Many folk in the faculty I belonged were liberals. I had a professor who was an expert in Aramaic and each time the OT mentioned what appeared to be a miracle, she turned around and gave a human explanation of it. This might be a cause of constipation[
sic] for some but it challenged me to work on my research and scholarship methodology. They did respect you even though you wrote on your essays that their views were bunk and bull. That is the beauty of a university education, you are free to dump even your professor's opinions. You can tell them they are asses and it will be accepted so long as you have the arguments for it. Try doing that in seminary and you will be labelled "trouble maker" or "not very nice". What a university education gives is an even handed and balanced scholarship methodology that you will use for the rest of your life. It gives you a critical apparatus in your tool box.

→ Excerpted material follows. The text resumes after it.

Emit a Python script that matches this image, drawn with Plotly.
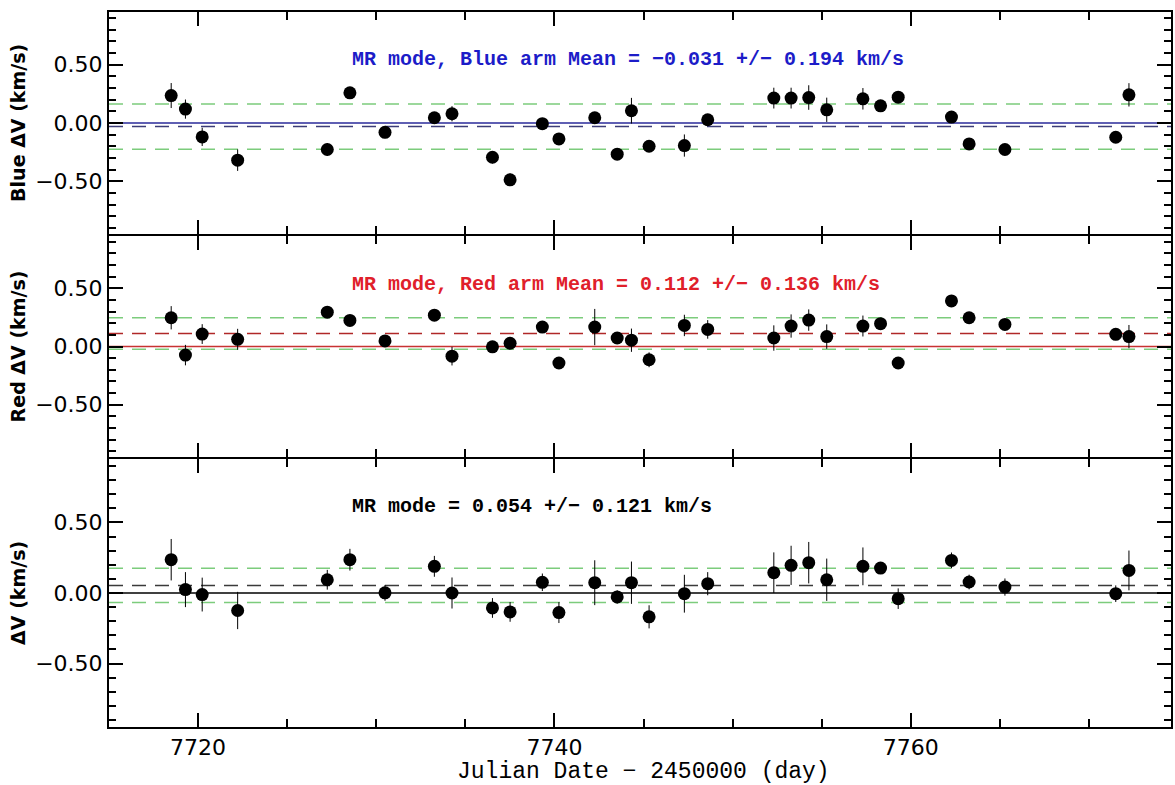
import plotly.graph_objects as go

# ---------------- data ----------------
days = [7718.49, 7719.29, 7720.23, 7722.22, 7727.25, 7728.52, 7730.49, 7733.26,
        7734.25, 7736.52, 7737.51, 7739.32, 7740.25, 7742.26, 7743.52, 7744.32,
        7745.31, 7747.29, 7748.60, 7752.31, 7753.28, 7754.27, 7755.28, 7757.31,
        7758.30, 7759.29, 7762.28, 7763.27, 7765.28, 7771.50, 7772.24]

blue_dv = [0.235, 0.119, -0.119, -0.318, -0.227, 0.258, -0.080, 0.045,
           0.079, -0.293, -0.486, -0.006, -0.136, 0.045, -0.267, 0.105,
           -0.199, -0.193, 0.028, 0.213, 0.213, 0.218, 0.113, 0.207,
           0.147, 0.221, 0.051, -0.179, -0.227, -0.122, 0.241]
blue_err = [0.107, 0.082, 0.078, 0.092, 0.054, 0.043, 0.050, 0.045,
            0.065, 0.053, 0.053, 0.035, 0.038, 0.043, 0.043, 0.110,
            0.047, 0.095, 0.043, 0.089, 0.089, 0.105, 0.104, 0.092,
            0.040, 0.050, 0.036, 0.043, 0.047, 0.040, 0.100]

red_dv = [0.247, -0.074, 0.107, 0.062, 0.295, 0.224, 0.048, 0.269,
          -0.083, -0.003, 0.028, 0.167, -0.142, 0.167, 0.073, 0.054,
          -0.114, 0.181, 0.147, 0.073, 0.176, 0.227, 0.085, 0.176,
          0.196, -0.142, 0.392, 0.247, 0.190, 0.105, 0.085]
red_err = [0.100, 0.088, 0.085, 0.090, 0.040, 0.045, 0.040, 0.050,
           0.080, 0.040, 0.040, 0.040, 0.045, 0.156, 0.045, 0.100,
           0.064, 0.092, 0.080, 0.109, 0.100, 0.092, 0.105, 0.090,
           0.040, 0.040, 0.040, 0.045, 0.045, 0.040, 0.100]

all_dv = [0.236, 0.024, -0.011, -0.124, 0.094, 0.236, 0.001, 0.189,
          0.000, -0.106, -0.134, 0.076, -0.139, 0.073, -0.028, 0.073,
          -0.169, -0.005, 0.066, 0.144, 0.196, 0.215, 0.094, 0.189,
          0.177, -0.040, 0.231, 0.078, 0.042, -0.005, 0.160]
all_err = [0.147, 0.124, 0.120, 0.132, 0.070, 0.077, 0.056, 0.074,
           0.110, 0.070, 0.070, 0.062, 0.074, 0.159, 0.047, 0.150,
           0.082, 0.134, 0.082, 0.144, 0.139, 0.147, 0.150, 0.134,
           0.040, 0.073, 0.056, 0.052, 0.061, 0.059, 0.141]

panel_means = [-0.031, 0.112, 0.054]
panel_stds = [0.194, 0.136, 0.121]
panel_labels = ["MR mode, Blue arm Mean = \u22120.031 +/\u2212 0.194 km/s",
                "MR mode, Red arm Mean = 0.112 +/\u2212 0.136 km/s",
                "MR mode = 0.054 +/\u2212 0.121 km/s"]
y_titles = ["Blue \u0394V (km/s)", "Red \u0394V (km/s)", "\u0394V (km/s)"]
x_title = "Julian Date \u2212 2450000 (day)"
x_range = [7715.0, 7774.6]
y_range = [-0.95, 0.95]

# ---------------- styles ----------------
text_colors = ["#1c1cc8", "#e0202a", "#000000"]
zero_colors = ["#2a2a9a", "#c83232", "#000000"]
mean_colors = ["#3c3c78", "#b02828", "#3a3a3a"]
green = "#7ccc7c"
H = 715.0
b1 = (727 - 235) / H
b2 = (727 - 458) / H
px = 1.0 / H
domains = [[b1 + px, 1.0], [b2 + px, b1 - px], [0.0, b2 - px]]
mono = "Liberation Mono, Courier New, monospace"

series = [(blue_dv, blue_err), (red_dv, red_err), (all_dv, all_err)]

fig = go.Figure()
for i, (vals, errs) in enumerate(series):
    k = "" if i == 0 else str(i + 1)
    fig.add_trace(go.Scatter(
        x=days, y=vals, mode="markers",
        xaxis="x" + k, yaxis="y" + k,
        marker=dict(color="black", size=13, symbol="circle"),
        error_y=dict(type="data", array=errs, visible=True,
                     color="black", thickness=1, width=0),
        showlegend=False, hoverinfo="x+y"))

layout = dict(width=1175, height=785, paper_bgcolor="white",
              plot_bgcolor="white", showlegend=False,
              margin=dict(l=109, r=2, t=12, b=58))
shapes = []
annotations = []
for i in range(3):
    k = "" if i == 0 else str(i + 1)
    xa = dict(domain=[0, 1], range=x_range, anchor="y" + k,
              showgrid=False, zeroline=False, showline=True, linecolor="black",
              linewidth=2, mirror="allticks", ticks="inside", tick0=7720,
              dtick=20, ticklen=14, tickwidth=1.5, tickcolor="black",
              minor=dict(dtick=5, ticks="inside", ticklen=8, tickwidth=1.5,
                         tickcolor="black", showgrid=False),
              showticklabels=(i == 2),
              tickfont=dict(family="DejaVu Sans", size=22, color="black"))
    if i < 2:
        xa["matches"] = "x3"
    ya = dict(domain=domains[i], range=y_range, anchor="x" + k,
              showgrid=False, zeroline=False, showline=True, linecolor="black",
              linewidth=2, mirror="allticks", ticks="inside", tick0=0,
              dtick=0.5, ticklen=14, tickwidth=1.5, tickcolor="black",
              tickformat=".2f",
              minor=dict(dtick=0.1, ticks="inside", ticklen=7, tickwidth=1.5,
                         tickcolor="black", showgrid=False),
              tickfont=dict(family="DejaVu Sans", size=22, color="black"))
    layout["xaxis" + k] = xa
    layout["yaxis" + k] = ya

    m, s = panel_means[i], panel_stds[i]
    xr, yr = "x" + k + " domain", "y" + k
    for yv, col, dash, w in [(m + s, green, "14px,9px", 1.5),
                             (m - s, green, "14px,9px", 1.5),
                             (m, mean_colors[i], "14px,9px", 1.5),
                             (0.0, zero_colors[i], "solid", 1.3)]:
        shapes.append(dict(type="line", xref=xr, yref=yr, x0=0, x1=1,
                           y0=yv, y1=yv, layer="below",
                           line=dict(color=col, width=w, dash=dash)))

    annotations.append(dict(text=panel_labels[i], xref=xr, yref="y" + k + " domain",
                            x=0.227, y=[0.785, 0.782, 0.822][i],
                            xanchor="left", yanchor="middle", showarrow=False,
                            font=dict(family=mono, size=20, color=text_colors[i],
                                      weight="bold")))
    annotations.append(dict(text=y_titles[i], xref="paper", yref="y" + k + " domain",
                            x=-0.0858, y=0.5, textangle=-90,
                            xanchor="center", yanchor="middle", showarrow=False,
                            font=dict(family="DejaVu Sans, sans-serif",
                                      size=19, color="black", weight="bold")))

annotations.append(dict(text=x_title, xref="paper", yref="paper", x=0.5036,
                        y=-0.063, xanchor="center", yanchor="middle",
                        showarrow=False,
                        font=dict(family=mono, size=23, color="black")))
layout["shapes"] = shapes
layout["annotations"] = annotations
fig.update_layout(**layout)
fig.write_html("out.html", config={"responsive": False, "displayModeBar": False},
               post_script="document.body.style.margin='0px';")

This is why I like university education, because in the university you knew your "enemy"; in seminary education, you don't. University education does not tolerate in-breeding, but seminary education does. Also both university and seminary education are affected by some scholarly fad and some scholarly politics too. A university trained person will be aware of propaganda right away but this is hard to decipher in seminary. A university trained person will catch such anomalies not before long.
Let me be quick to say too that there are seasons I believe when seminaries turned up good men and faithful ministers, but it is a double edged sword. If the seminary professors are into some pre-occupation such as traditionalism, being enamoured with things Orthodox or Roman, into marketing etc. the result is devastating. In the university, the color of your professors are out in the open, in seminaries, their true colors are concealed.
What is more is that since seminary professors are isolated, by enlarge, they have no one to interact or challenge their views, they can go on with their self delusion without anyone checking them. Why? Because they are scholarly ghettos. This accidentally promotes in breeding, seminaries do not have an environment for new or challenging ideas, it is not nice to have them, so they are sometimes called 'sausage factories' (by some blogger).
I am not saying that seminary education is all bad, I am just saying there are some limitations and those who come out of them need to be aware of what they have received when they graduate.